The above procedure means that for each class we have a list of sequences and for each sequence a list of candidate target templates. So, the next thing we need is a mechanism to evaluate the effectiveness of a certain template, since this will be the way to optimize the spacers finally produced. To achieve this, we use two criteria.

On the one hand, for a matter of pure stability, we evaluate whether the templates contain a proportion of GC content contained in a range between 0.4 and 0.8.

On the other hand, we have decided to implement, in an experimental way, the algorithm for a function known as Doench Score, which was presented in the work "Rational design of highly active sgRNAs for CRISPR-Cas9-mediated gene inactivation" and that, as its title indicates, acts as a metric of the effectiveness of a given single guide RNA. This mechanism uses different parameters, which change according to the GC content, to evaluate both the influence of the target sequence's structure itself and that of the non-linear interactions that emerge from its adjacent context.

Implementing a Doench Score computing function

This predictive function is the product of training a logistic regression classification model with effectivity data. That is why, even understanding that the parameters that we have used are thought for CRISPR/Cas9 and therefore we cannot apply it in the production phase (we use CRISPR/Cas12), we believed that it was useful to incorporate it since as the work explains that the training is generalizable, we could thus open the door to developing an analogous process with the data for CRISPR/ Cas12, or any other type, having only to substitute the weights of the logistic regression classifier.

The metric is computed by following this expression.

The function within ARIABuilder that implements its calculation is relatively simple: first, we have incorporated the parameters shown in the supplementary material of the referenced paper, with the appropriate indexing. These parameters associate the presence of certain bases in specific positions with previously defined weights, in addition to providing additional weights according to the GC content (one for high, and one for low) and a base sum value. Thus, after receiving an objective sequence to analyze, we separate the spacer from the adjacent context and calculate its GC content, in such a way that we choose the high-level parameter if it exceeds 0.5 and the low-level parameter otherwise.

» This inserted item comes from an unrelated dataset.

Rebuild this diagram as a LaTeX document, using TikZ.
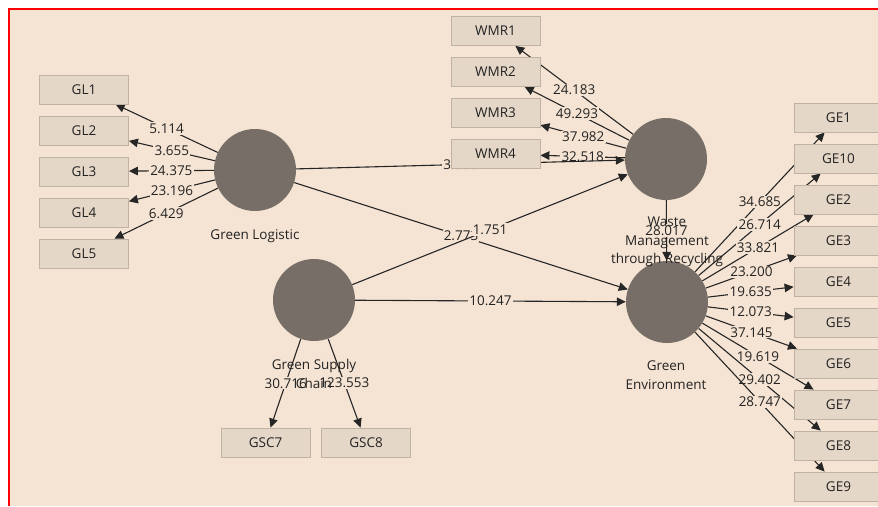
\documentclass[tikz,border=0pt]{standalone}
\usepackage{fontspec}
\setmainfont{Open Sans}
\usetikzlibrary{
  arrows.meta,
  positioning
}
\definecolor{plsbg}{RGB}{245,228,211}
\definecolor{plsbox}{RGB}{229,215,199}
\definecolor{plsframe}{RGB}{192,178,162}
\definecolor{plsdisc}{RGB}{119,111,103}
\definecolor{plstext}{RGB}{35,35,35}
\pgfdeclarelayer{back}
\pgfdeclarelayer{edges}
\pgfsetlayers{back,edges,main}
\tikzset{
  construct/.style={
    circle,
    fill=plsdisc,
    minimum size=82pt,
    inner sep=0pt
  },
  indicator/.style={
    rectangle,
    fill=plsbox,
    draw=plsframe,
    line width=0.8pt,
    minimum width=89pt,
    minimum height=29pt,
    inner sep=0pt,
    text=plstext
  },
  cname/.style={
    align=center,
    text=plstext
  },
  link/.style={
    draw=black!85,
    line width=1.1pt,
    -{Triangle[length=9pt,width=8.5pt]}
  },
  coef/.style={
    midway,
    fill=plsbg,
    inner sep=1.2pt,
    text=plstext
  }
}

\begin{document}
\begin{tikzpicture}[x=1pt, y=-1pt, font=\fontsize{13.5}{18.5}\selectfont]
\useasboundingbox (0,0) rectangle (878,506);
\begin{pgfonlayer}{back}
\fill[white] (0,0) rectangle (878,506);
\fill[plsbg] (9,9) rectangle (878,506);
\draw[red, line width=2pt] (9,506) -- (9,9) -- (878,9);
\end{pgfonlayer}

% latent variables
\node[construct] (GL) at (255,170) {};
\node[construct] (WMR) at (666,159) {};
\node[construct] (GSC) at (314,300) {};
\node[construct] (GE) at (667,302) {};

\node[cname] (GLname) at (255,236) {Green Logistic};
\node[cname] (WMRname) at (667,242) {Waste\\Management\\through Recycling};
\node[cname] (GSCname) at (314,374) {Green Supply\\Chain};
\node[cname] (GEname) at (666,375) {Green\\Environment};

% indicators
\foreach \i in {1,...,5}
  \node[indicator] (GL\i) at (84,{48.5+41*\i}) {GL\i};
\foreach \i in {1,...,4}
  \node[indicator] (WMR\i) at (495.5,{-10+41*\i}) {WMR\i};
\foreach \n [count=\k] in {1,10,2,3,4,5,6,7,8,9}
  \node[indicator] (GE\n) at (838.5,{76.5+41*\k}) {GE\n};
\node[indicator] (GSC7) at (265.5,442.5) {GSC7};
\node[indicator] (GSC8) at (366,442.5) {GSC8};

\begin{pgfonlayer}{edges}
\foreach \i/\v in {1/5.114, 2/3.655, 3/24.375, 4/23.196, 5/6.429}
  \draw[link] (GL) -- (GL\i) node[coef] {\v};
\foreach \i/\v in {1/24.183, 2/49.293, 3/37.982, 4/32.518}
  \draw[link] (WMR) -- (WMR\i) node[coef] {\v};
\foreach \n/\v in {1/34.685, 10/26.714, 2/33.821, 3/23.200, 4/19.635,
                   5/12.073, 6/37.145, 7/19.619, 8/29.402, 9/28.747}
  \draw[link] (GE) -- (GE\n) node[coef] {\v};
\draw[link] (GSC) -- (GSC7) node[coef] {30.716};
\draw[link] (GSC) -- (GSC8) node[coef] {123.553};

% structural paths
\draw[link] (GL) -- (WMR) node[coef] {3.068};
\draw[link] (GL) -- (GE) node[coef] {2.773};
\draw[link] (GSC) -- (WMR) node[coef] {1.751};
\draw[link] (GSC) -- (GE) node[coef] {10.247};
\draw[link] (WMR) -- (GE) node[coef] {28.017};
\end{pgfonlayer}
\end{tikzpicture}
\end{document}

Once the GC check is done, we modify the base score according to this criteria, and we begin to add the contribution of each of the positions, with their respective weights. After finishing, we pass the score the sum through the logistic function, and thus we obtain the final score, which is what we return: the more effective the target sequence, the closer the value will be to 1, and the lower the closer to 0.

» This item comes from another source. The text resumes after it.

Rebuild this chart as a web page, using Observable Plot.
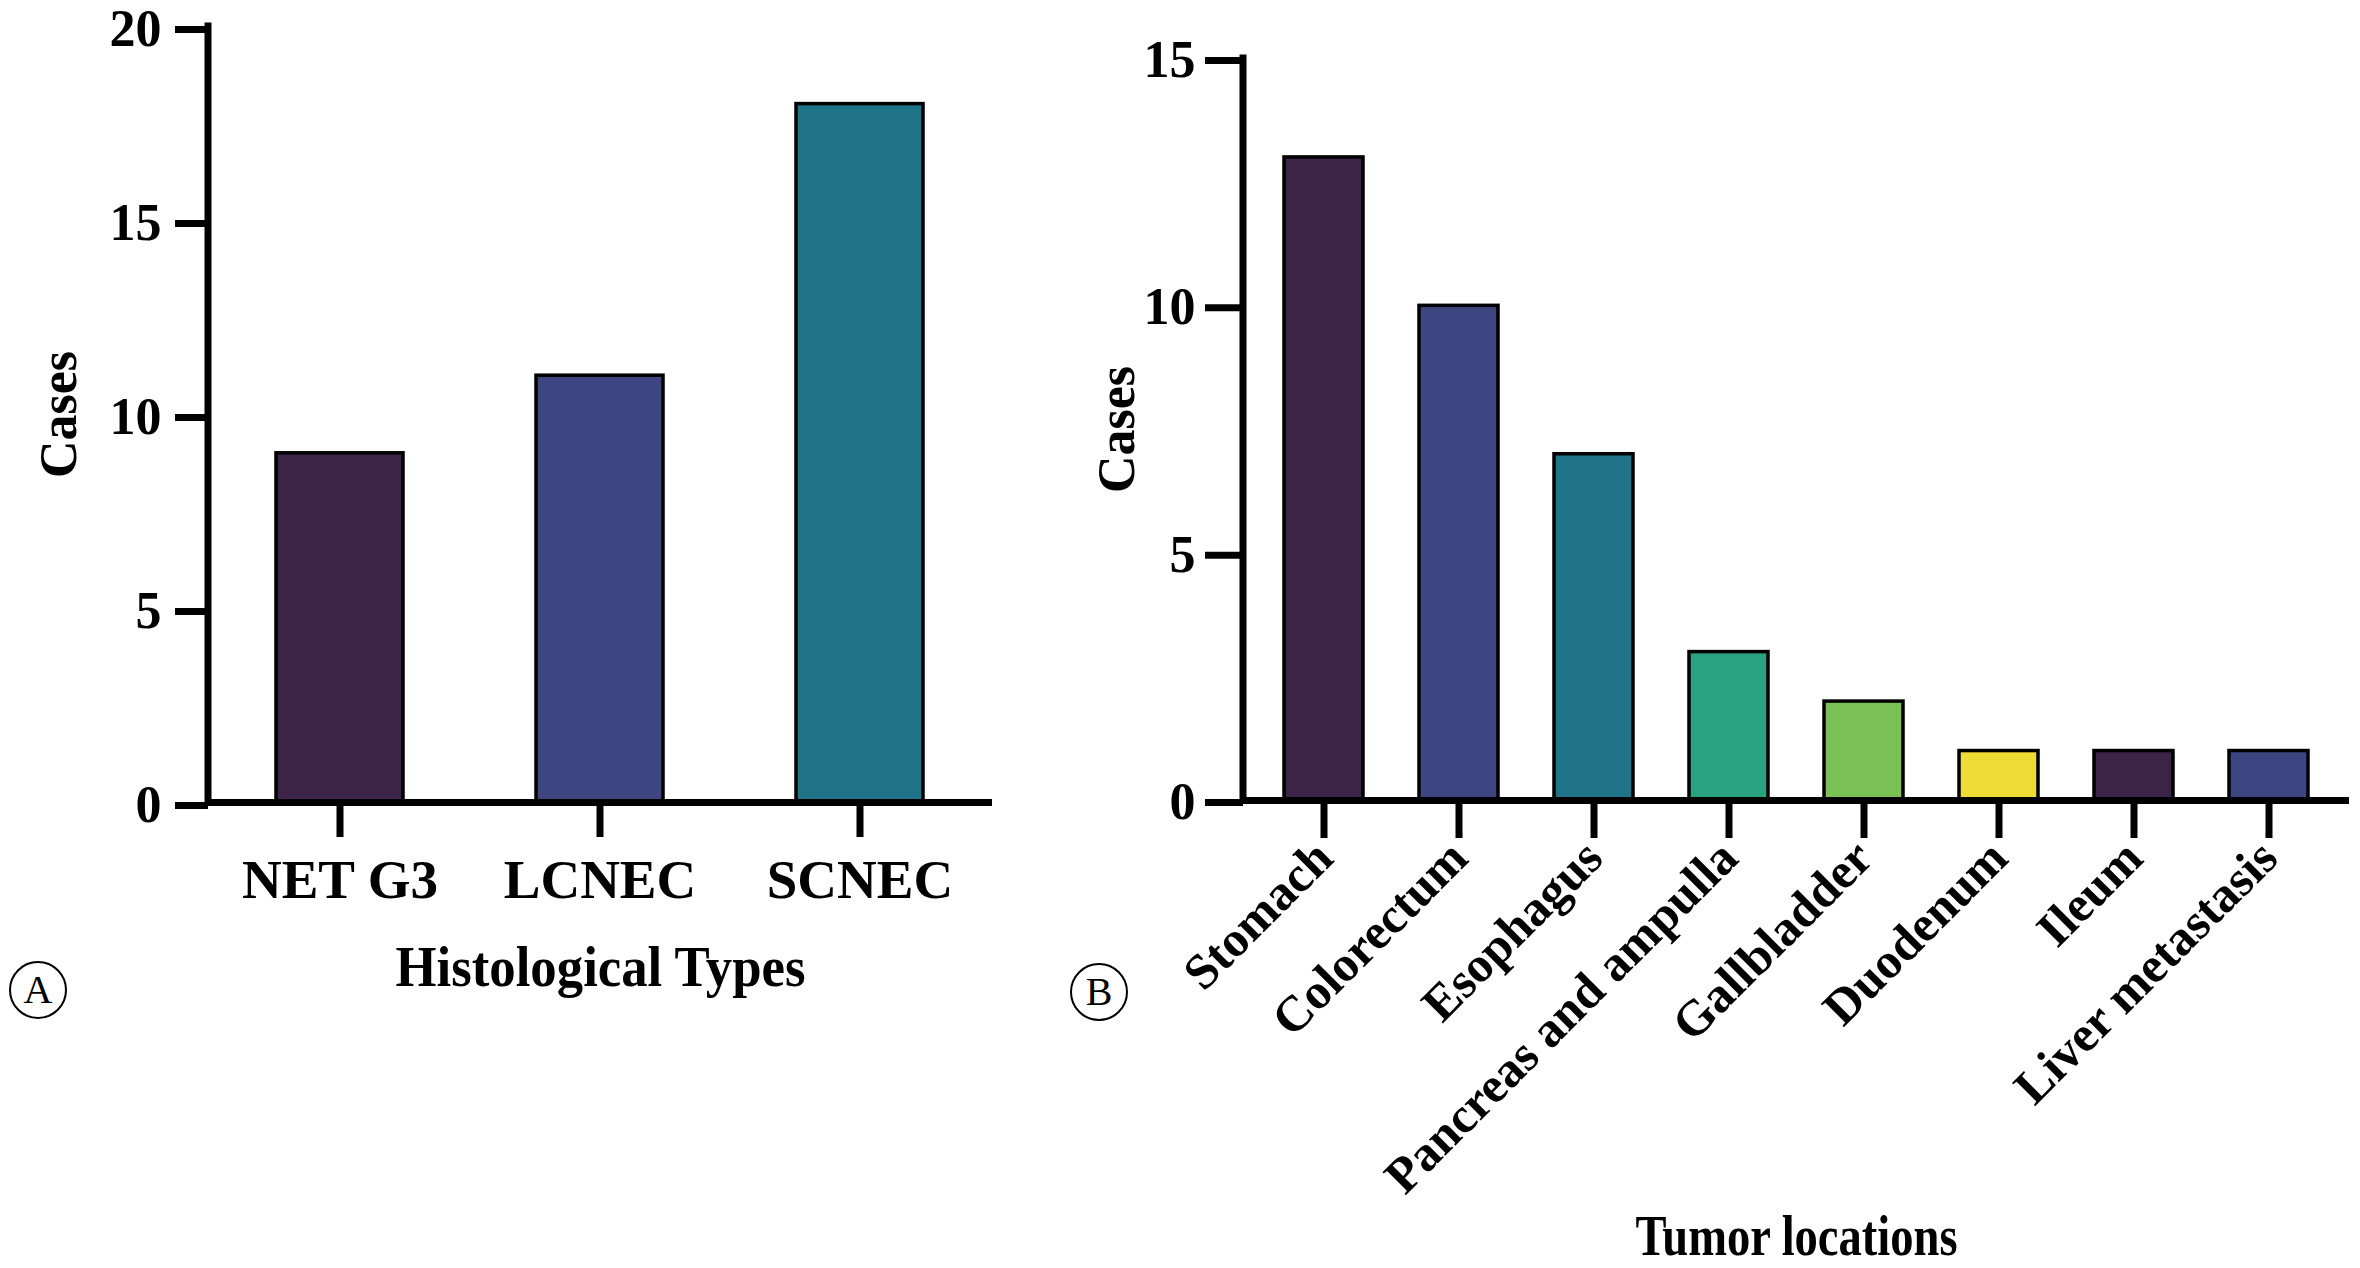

Final target template selection

After having defined an evaluation mechanism, we select the best target for each sequence (if there is more than one). Now that each sequence presents only the best option that we have been able to find, we repeat this selection process at the level of each class, leaving only the N-best candidates. The selected candidates are then converted to the complementary sequence and transcribed into RNA.

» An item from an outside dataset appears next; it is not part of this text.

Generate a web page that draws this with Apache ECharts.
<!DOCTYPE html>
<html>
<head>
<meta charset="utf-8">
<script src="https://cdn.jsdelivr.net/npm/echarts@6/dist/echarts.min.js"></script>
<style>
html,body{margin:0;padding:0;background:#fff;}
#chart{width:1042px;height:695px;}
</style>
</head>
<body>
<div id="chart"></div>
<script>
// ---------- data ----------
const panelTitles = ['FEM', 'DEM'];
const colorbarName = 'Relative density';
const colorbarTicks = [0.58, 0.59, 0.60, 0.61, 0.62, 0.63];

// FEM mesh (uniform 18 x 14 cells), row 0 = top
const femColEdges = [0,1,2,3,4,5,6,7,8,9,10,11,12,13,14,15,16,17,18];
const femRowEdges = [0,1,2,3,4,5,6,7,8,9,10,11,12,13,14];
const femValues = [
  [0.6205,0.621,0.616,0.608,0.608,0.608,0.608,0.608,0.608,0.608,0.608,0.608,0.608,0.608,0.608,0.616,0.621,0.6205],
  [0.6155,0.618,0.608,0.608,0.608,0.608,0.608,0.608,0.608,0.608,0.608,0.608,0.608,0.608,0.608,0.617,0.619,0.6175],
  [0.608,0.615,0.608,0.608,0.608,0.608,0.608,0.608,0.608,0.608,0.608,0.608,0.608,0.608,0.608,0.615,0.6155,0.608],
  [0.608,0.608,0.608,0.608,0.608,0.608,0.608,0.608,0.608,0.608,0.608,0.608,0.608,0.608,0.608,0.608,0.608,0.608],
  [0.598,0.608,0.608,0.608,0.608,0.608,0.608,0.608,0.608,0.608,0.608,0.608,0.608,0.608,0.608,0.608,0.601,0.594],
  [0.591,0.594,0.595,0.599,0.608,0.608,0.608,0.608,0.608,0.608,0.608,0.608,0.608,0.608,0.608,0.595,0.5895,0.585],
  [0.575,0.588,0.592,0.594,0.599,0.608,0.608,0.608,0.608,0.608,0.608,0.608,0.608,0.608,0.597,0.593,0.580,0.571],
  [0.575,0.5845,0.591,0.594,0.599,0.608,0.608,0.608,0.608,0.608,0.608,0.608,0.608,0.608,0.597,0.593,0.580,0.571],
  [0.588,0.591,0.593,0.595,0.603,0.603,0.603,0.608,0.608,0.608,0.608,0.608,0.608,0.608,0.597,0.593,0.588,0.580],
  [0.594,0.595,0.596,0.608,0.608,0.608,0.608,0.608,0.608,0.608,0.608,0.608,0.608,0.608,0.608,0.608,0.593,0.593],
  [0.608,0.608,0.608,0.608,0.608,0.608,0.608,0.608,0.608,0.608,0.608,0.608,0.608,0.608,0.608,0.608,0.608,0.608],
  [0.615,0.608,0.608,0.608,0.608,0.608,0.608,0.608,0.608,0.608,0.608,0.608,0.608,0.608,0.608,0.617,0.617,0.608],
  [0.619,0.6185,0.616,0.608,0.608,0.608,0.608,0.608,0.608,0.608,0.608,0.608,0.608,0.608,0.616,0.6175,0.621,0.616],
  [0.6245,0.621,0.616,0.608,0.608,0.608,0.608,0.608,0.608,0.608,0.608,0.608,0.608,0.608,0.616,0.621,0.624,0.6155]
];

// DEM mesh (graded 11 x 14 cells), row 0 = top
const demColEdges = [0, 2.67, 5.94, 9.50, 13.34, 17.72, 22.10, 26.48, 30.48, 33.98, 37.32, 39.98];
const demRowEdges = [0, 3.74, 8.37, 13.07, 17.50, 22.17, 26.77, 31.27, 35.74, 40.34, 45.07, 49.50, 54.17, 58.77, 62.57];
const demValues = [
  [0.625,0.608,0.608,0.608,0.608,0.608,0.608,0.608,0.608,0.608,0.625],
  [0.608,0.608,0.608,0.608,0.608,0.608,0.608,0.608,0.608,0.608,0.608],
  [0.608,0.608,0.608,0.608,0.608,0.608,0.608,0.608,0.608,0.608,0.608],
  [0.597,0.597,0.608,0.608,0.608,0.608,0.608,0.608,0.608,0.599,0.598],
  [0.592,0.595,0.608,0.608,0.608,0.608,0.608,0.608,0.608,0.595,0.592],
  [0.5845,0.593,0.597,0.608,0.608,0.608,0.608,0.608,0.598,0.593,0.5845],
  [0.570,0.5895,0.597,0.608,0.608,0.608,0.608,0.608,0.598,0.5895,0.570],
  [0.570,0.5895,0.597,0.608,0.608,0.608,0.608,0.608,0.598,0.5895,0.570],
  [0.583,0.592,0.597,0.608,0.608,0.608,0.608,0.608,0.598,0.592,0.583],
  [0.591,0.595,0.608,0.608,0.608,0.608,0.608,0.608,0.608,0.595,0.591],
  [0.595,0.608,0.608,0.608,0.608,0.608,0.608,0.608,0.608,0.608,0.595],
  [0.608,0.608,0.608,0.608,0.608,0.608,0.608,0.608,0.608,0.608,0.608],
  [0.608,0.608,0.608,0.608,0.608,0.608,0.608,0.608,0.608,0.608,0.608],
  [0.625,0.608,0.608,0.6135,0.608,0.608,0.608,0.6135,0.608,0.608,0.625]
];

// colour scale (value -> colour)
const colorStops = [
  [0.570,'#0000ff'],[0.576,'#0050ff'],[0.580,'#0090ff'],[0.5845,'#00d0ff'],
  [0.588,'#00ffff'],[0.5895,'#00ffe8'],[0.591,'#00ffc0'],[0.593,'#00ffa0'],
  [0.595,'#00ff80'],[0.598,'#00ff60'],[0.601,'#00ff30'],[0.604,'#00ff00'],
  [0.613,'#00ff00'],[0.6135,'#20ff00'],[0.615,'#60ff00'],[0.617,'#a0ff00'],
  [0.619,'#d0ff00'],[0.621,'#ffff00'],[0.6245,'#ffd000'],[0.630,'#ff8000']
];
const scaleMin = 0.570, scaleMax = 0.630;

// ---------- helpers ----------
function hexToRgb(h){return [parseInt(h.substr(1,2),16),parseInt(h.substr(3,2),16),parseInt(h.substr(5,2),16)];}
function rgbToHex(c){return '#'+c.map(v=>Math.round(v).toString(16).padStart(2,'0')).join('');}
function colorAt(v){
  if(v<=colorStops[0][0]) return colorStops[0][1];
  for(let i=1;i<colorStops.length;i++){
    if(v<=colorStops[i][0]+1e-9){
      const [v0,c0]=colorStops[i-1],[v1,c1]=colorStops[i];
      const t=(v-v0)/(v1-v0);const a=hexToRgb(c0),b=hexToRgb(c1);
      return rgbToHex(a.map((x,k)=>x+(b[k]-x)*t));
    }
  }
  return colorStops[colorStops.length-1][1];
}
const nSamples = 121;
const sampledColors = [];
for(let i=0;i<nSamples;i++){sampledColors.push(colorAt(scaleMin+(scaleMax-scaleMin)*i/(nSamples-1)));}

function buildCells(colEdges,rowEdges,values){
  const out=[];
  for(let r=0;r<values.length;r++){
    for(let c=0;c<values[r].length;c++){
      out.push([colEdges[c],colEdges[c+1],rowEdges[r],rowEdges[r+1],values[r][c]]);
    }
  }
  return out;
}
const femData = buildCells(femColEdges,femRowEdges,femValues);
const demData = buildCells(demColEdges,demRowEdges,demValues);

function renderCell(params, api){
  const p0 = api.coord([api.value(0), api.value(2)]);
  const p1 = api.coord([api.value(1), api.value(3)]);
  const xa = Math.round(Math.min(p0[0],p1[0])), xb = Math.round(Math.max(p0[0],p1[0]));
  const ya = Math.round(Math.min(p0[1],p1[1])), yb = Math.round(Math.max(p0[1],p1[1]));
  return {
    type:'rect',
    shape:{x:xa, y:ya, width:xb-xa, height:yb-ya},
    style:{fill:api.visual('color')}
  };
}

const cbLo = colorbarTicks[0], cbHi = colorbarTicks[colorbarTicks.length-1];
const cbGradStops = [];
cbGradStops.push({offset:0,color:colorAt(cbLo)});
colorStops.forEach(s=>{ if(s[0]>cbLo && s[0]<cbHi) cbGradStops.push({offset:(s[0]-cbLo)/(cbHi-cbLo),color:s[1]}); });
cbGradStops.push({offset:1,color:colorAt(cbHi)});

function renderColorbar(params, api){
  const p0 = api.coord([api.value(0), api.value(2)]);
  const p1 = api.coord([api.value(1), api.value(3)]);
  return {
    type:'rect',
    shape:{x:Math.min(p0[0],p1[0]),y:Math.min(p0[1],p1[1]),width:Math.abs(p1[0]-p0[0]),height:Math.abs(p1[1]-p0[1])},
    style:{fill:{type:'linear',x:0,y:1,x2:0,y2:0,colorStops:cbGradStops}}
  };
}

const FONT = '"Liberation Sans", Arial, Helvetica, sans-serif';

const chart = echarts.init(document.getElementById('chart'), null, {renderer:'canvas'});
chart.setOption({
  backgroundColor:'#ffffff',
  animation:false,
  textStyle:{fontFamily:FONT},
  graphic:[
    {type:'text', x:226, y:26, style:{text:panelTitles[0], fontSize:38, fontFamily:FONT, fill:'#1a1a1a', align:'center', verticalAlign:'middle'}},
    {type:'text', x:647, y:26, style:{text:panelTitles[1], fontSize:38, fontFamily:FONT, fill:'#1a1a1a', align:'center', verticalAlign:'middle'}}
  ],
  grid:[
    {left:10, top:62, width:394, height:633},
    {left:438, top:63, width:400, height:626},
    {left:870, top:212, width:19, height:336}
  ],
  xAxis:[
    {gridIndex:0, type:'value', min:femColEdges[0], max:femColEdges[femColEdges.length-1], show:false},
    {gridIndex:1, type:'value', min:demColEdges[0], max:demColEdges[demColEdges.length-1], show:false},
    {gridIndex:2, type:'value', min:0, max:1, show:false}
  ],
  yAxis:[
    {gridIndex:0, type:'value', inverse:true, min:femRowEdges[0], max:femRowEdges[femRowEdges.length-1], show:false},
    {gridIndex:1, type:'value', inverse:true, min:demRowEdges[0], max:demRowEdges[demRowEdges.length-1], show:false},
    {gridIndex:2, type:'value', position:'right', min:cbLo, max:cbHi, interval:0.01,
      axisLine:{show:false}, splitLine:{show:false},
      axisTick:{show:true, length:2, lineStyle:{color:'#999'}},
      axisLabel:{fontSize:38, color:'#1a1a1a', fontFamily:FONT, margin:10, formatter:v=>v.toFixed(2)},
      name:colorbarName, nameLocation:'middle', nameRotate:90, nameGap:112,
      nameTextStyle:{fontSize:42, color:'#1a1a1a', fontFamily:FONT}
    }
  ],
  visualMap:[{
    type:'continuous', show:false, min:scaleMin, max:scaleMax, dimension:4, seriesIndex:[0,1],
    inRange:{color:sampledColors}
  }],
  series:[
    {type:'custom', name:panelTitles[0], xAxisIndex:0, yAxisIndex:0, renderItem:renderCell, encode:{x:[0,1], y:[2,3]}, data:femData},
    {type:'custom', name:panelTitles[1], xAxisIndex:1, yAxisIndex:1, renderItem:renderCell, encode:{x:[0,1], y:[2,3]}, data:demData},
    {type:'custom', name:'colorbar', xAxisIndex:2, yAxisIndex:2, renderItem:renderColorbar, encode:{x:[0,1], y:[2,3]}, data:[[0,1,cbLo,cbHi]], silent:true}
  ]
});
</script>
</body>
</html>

Now, there will be N spacer templates for each of the N classes, so we have all the necessary components to build the NxN square matrix. To do this, a row is assigned to each mechanism, arranged in contiguous blocks for resistance, virulence, and promiscuity. Subsequently, one of the spacer templates is added to each of the cells in a row. The specific position is defined randomly, to avoid a biosensor effectiveness bias in the inference phase. Finally, a file is exported for each of the templates, showing the sequence of the spacer in question and names as the position of the cell it would occupy: the array has been generated.

Nevertheless, this whole approach is focused on the effectiveness of gRNA as a proof of concept, but we believe that it is necessary to put a strong emphasis on avoiding false positives and interference in our problem, and that is why we are currently studying how to incorporate Kengine to carry out a specificity analysis, in which we generate a score that rewards those templates that diverge the most from the rest.